■ Short problem
Collect every line that includes the string "this".

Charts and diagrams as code
## begin

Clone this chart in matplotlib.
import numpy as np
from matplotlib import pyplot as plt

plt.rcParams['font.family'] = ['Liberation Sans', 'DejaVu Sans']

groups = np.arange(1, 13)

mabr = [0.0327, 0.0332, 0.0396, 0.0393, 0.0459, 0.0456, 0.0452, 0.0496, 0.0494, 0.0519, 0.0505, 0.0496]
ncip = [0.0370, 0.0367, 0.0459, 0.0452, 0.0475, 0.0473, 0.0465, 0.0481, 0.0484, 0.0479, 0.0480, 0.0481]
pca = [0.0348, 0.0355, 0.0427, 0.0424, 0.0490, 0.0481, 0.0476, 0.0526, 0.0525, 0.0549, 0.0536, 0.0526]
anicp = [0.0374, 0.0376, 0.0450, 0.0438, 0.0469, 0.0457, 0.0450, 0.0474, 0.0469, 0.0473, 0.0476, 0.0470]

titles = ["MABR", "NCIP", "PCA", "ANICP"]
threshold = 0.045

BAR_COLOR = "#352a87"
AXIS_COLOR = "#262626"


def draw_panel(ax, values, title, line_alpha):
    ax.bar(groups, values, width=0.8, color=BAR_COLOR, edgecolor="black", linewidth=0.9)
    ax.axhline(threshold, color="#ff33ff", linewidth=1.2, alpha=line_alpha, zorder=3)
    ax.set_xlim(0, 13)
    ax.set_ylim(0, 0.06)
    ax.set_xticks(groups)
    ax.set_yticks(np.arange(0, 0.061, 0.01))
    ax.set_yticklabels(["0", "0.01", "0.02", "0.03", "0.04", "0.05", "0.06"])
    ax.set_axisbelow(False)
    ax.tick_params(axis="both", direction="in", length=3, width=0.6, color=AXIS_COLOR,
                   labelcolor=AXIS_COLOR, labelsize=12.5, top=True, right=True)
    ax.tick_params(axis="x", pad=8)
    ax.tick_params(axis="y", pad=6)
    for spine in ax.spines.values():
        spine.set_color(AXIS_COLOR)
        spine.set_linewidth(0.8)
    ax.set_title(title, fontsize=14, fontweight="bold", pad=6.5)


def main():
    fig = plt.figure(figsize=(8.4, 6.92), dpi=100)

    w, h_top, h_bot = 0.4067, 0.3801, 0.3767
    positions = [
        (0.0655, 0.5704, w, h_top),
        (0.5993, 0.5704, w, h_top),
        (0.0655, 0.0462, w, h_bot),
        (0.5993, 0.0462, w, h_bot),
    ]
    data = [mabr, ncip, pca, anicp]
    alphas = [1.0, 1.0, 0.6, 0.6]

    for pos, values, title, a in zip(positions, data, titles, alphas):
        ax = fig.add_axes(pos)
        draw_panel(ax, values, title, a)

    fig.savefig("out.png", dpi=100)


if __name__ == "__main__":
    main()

## end
## begin

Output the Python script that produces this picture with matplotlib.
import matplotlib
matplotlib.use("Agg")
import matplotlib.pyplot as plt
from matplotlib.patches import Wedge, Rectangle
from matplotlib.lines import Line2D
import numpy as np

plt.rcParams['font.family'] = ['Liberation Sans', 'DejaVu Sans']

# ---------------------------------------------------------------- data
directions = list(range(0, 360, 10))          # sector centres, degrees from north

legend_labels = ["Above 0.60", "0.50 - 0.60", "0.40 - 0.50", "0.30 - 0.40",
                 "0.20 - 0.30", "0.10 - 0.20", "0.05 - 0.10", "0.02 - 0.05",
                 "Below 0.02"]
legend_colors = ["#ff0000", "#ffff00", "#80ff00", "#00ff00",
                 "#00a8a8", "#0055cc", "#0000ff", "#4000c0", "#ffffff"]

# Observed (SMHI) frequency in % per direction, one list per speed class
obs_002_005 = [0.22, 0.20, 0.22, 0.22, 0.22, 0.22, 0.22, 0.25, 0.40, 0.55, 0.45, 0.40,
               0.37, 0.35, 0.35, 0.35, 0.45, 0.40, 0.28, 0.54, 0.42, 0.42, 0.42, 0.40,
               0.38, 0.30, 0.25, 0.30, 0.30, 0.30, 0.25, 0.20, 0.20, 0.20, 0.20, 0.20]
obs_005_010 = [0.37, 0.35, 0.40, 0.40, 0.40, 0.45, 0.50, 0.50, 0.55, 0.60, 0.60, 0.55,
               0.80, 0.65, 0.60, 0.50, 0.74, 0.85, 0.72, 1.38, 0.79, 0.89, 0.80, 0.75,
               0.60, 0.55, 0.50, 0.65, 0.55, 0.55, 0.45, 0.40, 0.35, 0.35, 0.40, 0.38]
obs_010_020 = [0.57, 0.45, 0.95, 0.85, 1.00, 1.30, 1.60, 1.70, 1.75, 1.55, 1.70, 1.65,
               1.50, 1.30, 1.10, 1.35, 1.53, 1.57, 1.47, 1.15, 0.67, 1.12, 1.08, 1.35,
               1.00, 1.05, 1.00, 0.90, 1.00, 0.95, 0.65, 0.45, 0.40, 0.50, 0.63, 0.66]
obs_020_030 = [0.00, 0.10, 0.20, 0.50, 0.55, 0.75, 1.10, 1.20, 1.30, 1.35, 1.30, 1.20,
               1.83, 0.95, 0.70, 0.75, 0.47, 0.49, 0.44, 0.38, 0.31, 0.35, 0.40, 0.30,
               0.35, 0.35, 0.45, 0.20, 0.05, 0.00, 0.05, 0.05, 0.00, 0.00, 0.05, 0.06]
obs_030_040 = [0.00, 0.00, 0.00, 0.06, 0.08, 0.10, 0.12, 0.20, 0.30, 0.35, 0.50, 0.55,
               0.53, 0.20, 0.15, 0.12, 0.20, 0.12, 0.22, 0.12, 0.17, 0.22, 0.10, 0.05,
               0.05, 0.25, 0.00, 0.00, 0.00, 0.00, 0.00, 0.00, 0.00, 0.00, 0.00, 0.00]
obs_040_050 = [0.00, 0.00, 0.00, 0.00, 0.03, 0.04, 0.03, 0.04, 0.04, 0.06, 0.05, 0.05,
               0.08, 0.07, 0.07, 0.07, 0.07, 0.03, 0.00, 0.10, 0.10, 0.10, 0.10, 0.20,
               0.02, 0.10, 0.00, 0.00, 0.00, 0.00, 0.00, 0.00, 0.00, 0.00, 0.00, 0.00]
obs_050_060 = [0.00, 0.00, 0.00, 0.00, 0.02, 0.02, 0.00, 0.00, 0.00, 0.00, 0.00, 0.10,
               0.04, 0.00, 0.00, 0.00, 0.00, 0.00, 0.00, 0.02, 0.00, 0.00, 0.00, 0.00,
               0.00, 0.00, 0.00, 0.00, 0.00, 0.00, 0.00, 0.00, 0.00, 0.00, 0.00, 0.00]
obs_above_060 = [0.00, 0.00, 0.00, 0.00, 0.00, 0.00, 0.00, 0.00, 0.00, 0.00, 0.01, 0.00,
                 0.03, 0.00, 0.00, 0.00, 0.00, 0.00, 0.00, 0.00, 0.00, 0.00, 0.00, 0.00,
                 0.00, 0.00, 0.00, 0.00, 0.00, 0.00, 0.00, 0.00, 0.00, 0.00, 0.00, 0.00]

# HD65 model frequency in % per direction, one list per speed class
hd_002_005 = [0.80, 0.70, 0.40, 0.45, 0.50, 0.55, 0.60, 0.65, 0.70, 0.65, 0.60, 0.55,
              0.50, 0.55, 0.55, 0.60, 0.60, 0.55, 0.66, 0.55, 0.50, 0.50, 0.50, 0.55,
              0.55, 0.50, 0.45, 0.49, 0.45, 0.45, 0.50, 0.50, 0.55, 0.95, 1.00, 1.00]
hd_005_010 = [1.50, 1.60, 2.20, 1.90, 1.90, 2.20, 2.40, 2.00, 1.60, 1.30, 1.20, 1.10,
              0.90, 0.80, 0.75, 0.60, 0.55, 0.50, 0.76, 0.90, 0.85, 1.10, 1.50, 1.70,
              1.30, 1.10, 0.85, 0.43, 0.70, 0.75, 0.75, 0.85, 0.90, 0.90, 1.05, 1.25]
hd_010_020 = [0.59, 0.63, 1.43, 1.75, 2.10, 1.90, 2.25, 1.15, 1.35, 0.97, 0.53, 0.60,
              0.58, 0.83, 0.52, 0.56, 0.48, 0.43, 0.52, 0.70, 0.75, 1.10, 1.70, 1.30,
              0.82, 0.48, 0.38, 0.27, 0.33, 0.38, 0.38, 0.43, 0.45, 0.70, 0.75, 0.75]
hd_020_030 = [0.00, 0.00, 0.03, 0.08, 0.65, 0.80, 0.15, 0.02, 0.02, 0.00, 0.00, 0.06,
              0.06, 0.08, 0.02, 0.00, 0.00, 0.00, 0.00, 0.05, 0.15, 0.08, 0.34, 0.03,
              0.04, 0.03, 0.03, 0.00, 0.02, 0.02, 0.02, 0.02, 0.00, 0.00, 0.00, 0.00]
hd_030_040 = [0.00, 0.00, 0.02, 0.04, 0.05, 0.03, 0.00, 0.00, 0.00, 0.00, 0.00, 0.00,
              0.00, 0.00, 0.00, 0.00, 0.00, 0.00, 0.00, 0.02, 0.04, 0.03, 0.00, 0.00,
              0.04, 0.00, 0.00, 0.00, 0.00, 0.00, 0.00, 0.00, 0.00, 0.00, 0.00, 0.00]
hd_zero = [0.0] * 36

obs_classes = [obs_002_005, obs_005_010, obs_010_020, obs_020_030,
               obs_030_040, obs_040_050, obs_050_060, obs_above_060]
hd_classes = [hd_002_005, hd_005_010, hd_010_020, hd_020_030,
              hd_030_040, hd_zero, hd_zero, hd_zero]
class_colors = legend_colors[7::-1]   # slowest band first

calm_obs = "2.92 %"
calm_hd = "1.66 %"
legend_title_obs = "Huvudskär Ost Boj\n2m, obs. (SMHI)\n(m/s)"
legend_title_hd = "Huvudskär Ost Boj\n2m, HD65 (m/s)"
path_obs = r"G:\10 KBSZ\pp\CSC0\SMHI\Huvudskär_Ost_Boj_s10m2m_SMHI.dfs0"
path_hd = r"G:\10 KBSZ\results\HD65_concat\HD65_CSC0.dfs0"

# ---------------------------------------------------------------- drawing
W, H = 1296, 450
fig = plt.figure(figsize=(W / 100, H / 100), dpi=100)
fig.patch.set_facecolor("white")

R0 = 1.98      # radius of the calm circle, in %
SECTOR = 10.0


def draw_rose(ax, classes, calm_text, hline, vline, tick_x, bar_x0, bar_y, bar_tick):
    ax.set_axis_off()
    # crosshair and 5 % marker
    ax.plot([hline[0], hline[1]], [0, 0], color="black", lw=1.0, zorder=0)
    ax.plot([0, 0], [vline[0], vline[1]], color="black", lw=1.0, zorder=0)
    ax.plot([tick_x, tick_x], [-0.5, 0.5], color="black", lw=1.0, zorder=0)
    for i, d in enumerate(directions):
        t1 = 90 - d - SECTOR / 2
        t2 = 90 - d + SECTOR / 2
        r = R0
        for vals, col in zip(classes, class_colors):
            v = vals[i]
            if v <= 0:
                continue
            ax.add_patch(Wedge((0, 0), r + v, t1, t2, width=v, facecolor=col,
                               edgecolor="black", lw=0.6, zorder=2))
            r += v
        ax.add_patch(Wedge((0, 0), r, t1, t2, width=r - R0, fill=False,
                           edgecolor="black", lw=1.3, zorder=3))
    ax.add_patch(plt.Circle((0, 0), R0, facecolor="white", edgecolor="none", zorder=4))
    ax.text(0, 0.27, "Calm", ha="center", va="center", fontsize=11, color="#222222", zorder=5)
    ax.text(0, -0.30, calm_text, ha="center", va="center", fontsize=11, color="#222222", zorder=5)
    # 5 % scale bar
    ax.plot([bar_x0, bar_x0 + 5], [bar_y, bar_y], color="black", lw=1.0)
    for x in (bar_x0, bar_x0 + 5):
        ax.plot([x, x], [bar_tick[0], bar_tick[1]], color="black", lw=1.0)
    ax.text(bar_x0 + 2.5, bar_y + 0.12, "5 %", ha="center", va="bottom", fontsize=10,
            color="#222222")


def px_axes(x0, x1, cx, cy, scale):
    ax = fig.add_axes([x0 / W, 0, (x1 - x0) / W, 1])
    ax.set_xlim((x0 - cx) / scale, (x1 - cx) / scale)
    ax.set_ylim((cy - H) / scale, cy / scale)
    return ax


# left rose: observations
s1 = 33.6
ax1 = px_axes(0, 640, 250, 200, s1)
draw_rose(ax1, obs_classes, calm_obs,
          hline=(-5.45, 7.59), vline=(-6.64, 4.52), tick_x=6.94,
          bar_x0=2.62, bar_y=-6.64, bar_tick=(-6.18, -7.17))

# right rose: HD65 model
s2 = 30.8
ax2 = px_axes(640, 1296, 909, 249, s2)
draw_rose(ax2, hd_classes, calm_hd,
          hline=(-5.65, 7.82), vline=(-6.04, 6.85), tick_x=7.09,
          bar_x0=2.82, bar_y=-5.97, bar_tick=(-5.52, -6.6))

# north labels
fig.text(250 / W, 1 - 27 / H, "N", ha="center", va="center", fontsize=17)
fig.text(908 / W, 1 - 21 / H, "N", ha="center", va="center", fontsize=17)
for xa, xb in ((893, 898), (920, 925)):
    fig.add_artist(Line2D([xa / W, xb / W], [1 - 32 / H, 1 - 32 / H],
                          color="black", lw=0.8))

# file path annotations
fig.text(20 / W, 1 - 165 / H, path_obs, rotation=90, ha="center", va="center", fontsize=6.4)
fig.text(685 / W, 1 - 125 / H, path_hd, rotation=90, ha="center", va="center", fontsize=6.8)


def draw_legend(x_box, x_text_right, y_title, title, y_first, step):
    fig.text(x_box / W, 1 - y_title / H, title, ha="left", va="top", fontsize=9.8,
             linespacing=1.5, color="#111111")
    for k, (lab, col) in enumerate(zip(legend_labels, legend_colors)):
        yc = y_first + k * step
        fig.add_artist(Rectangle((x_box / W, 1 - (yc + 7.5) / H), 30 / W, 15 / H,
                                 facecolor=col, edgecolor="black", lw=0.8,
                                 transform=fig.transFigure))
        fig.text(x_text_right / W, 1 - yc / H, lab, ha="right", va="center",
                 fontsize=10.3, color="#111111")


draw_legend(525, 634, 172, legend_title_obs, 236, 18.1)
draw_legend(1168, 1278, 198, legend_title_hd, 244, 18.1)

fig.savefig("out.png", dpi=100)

## end

■ Result
Clone this chart in matplotlib.
Output the Python script that produces this picture with matplotlib.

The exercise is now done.